The issue of ‘oversupply’ to the domestic market is not explained clearly and the term appears suddenly, with no linkage to what had been written earlier. The meaning of terms like ‘ambit farming’, ‘nurturing’ and ‘round haul nets’ are not clear. We have no such technical terms nor do we use them.

The opinion that ‘how we eat fish affects the world’s ecosystem’ is one-sided. Contrary to the statement that ‘anxieties about managing and restructuring the fisheries are not widespread’; many Japanese are aware of the structural changes in Japanese fisheries.

The paragraph on the first phase of growth in Japanese fisheries is not precise. During the first phase of growth, the production of fish peaked in 1936 at 4.3 million tonnes and declined towards the end of the Second World War to only 1.8 million tonnes. The total catch of all types of purse-seine fisheries in 1986 was 4.4 million tonnes, not 5.4 million tonnes. Of the total catch of pilchard, only about 10 per cent is eaten by consumers.

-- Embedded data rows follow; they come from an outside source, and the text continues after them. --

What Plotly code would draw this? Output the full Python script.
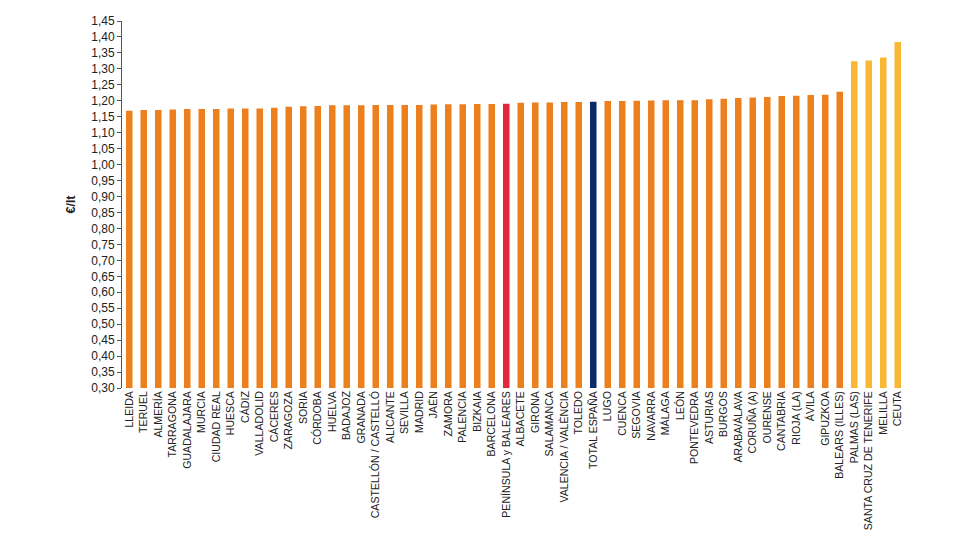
import plotly.graph_objects as go

provinces = ["LLEIDA", "TERUEL", "ALMERÍA", "TARRAGONA", "GUADALAJARA", "MURCIA", "CIUDAD REAL",
             "HUESCA", "CÁDIZ", "VALLADOLID", "CÁCERES", "ZARAGOZA", "SORIA", "CÓRDOBA", "HUELVA",
             "BADAJOZ", "GRANADA", "CASTELLÓN / CASTELLÓ", "ALICANTE", "SEVILLA", "MADRID", "JAÉN",
             "ZAMORA", "PALENCIA", "BIZKAIA", "BARCELONA", "PENÍNSULA y BALEARES", "ALBACETE",
             "GIRONA", "SALAMANCA", "VALENCIA / VALÈNCIA", "TOLEDO", "TOTAL ESPAÑA", "LUGO",
             "CUENCA", "SEGOVIA", "NAVARRA", "MÁLAGA", "LEÓN", "PONTEVEDRA", "ASTURIAS", "BURGOS",
             "ARABA/ÁLAVA", "CORUÑA (A)", "OURENSE", "CANTABRIA", "RIOJA (LA)", "ÁVILA", "GIPUZKOA",
             "BALEARS (ILLES)", "PALMAS (LAS)", "SANTA CRUZ DE TENERIFE", "MELILLA", "CEUTA"]

prices = [1.169, 1.171, 1.171, 1.173, 1.174, 1.174, 1.174,
          1.176, 1.176, 1.176, 1.178, 1.181, 1.183, 1.184, 1.186,
          1.186, 1.186, 1.187, 1.187, 1.187, 1.187, 1.188,
          1.189, 1.189, 1.190, 1.190, 1.191, 1.194,
          1.195, 1.195, 1.196, 1.196, 1.197, 1.199,
          1.199, 1.200, 1.201, 1.202, 1.202, 1.202, 1.205, 1.206,
          1.209, 1.210, 1.212, 1.215, 1.216, 1.218, 1.219,
          1.228, 1.324, 1.326, 1.336, 1.384]

group = ["prov"] * 26 + ["pen"] + ["prov"] * 5 + ["total"] + ["prov"] * 17 + ["special"] * 4

palette = {"prov": "#EC7F1E", "pen": "#E3263A", "total": "#0C2A66", "special": "#F8B833"}
colors = [palette[g] for g in group]

y_ticks = [round(0.30 + 0.05 * i, 2) for i in range(24)]

fig = go.Figure(go.Bar(
    x=provinces, y=prices, marker=dict(color=colors, line=dict(width=0)),
))

fig.update_layout(
    width=980, height=550,
    margin=dict(l=122, r=75, t=21, b=162),
    paper_bgcolor="white", plot_bgcolor="white",
    separators=",.",
    bargap=0.55,
    showlegend=False,
    font=dict(family="Liberation Sans, Arial, sans-serif", color="#222"),
)
fig.update_xaxes(
    tickangle=-90, tickfont=dict(size=10.6), showline=False, showgrid=False,
    ticks="", fixedrange=True,
)
fig.update_yaxes(
    range=[0.30, 1.45], tickvals=y_ticks, tickformat=".2f",
    showline=True, linecolor="#555", linewidth=1, ticks="outside", ticklen=4,
    tickcolor="#555", showgrid=False, zeroline=False, tickfont=dict(size=12),
    title=dict(text="<b>€/lt</b>", font=dict(size=12.5), standoff=12),
)

fig.write_html("out.html")
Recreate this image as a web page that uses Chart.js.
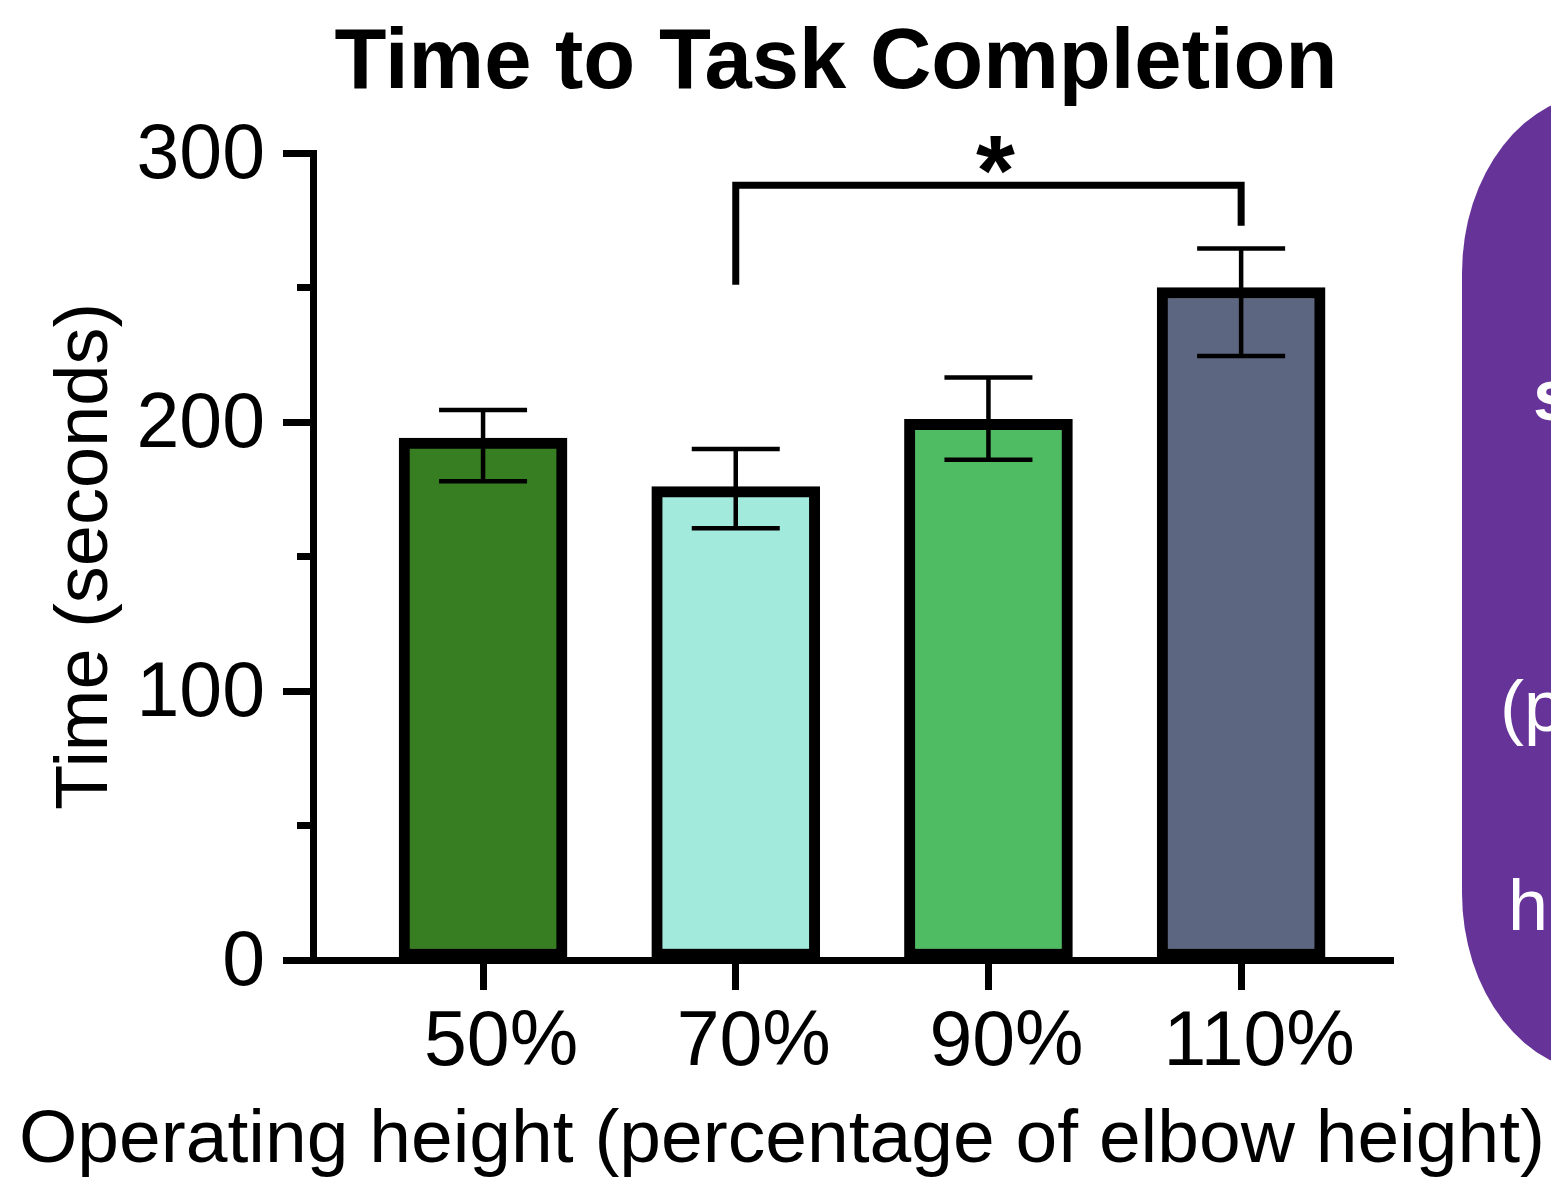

As for the remaining 90 per cent, half is used for fish-meal and the other half is used as feed for coastal aquaculture. Fish-meal is never used as fertilizer. The assertion that the domestic market expanded ‘bringing into its grip even remote rural areas’ is beautiful English, but the reader may not understand its meaning.

The sentence about discarded whale and tuna meat will lead to great misunderstanding among foreign readers. Japanese fishery has never discarded whale and tuna meat. Since its inception, Japanese whaling has never discarded whale meat.

Two types of joint ventures

There are two types of joint ventures in Japanese fisheries. One is established with investments from both a Japanese and a foreign company. This is what should be called a real joint venture.

However, after the declaration of the 200-mile fisheries conservation zone, American companies proposed that Japanese companies buy fish on the high seas from us fishing boats. The US calls this sale a ‘Joint venture’ but it is not a real joint venture. Since this fact is not mentioned, the reader may get confused.

The declaration that ‘Japan’s coastal environment remains destroyed and unfit for the survival of shellfish’ may be true for part of the coast, not for its entirety. The 1988 fishery census in Japan identified 1,339 cases of fishermen’s own fisheries management organizations throughout the country. These were actually created by the initiative of fishermen themselves. In many instances, these are supported by government marine ranching schemes.

Community-based management

Typically, Japan is a country where a community-based coastal fisheries management system has been most well-developed.

Japanese fisheries are not trying to cope with the challenge of increasing production. Due to economic constraints, it is no use for Japan to increase its volume of fish production. What Japan is now trying to do is to increase the production of quality fish so that fishermen’s income will rise, resulting in the betterment of their living conditions.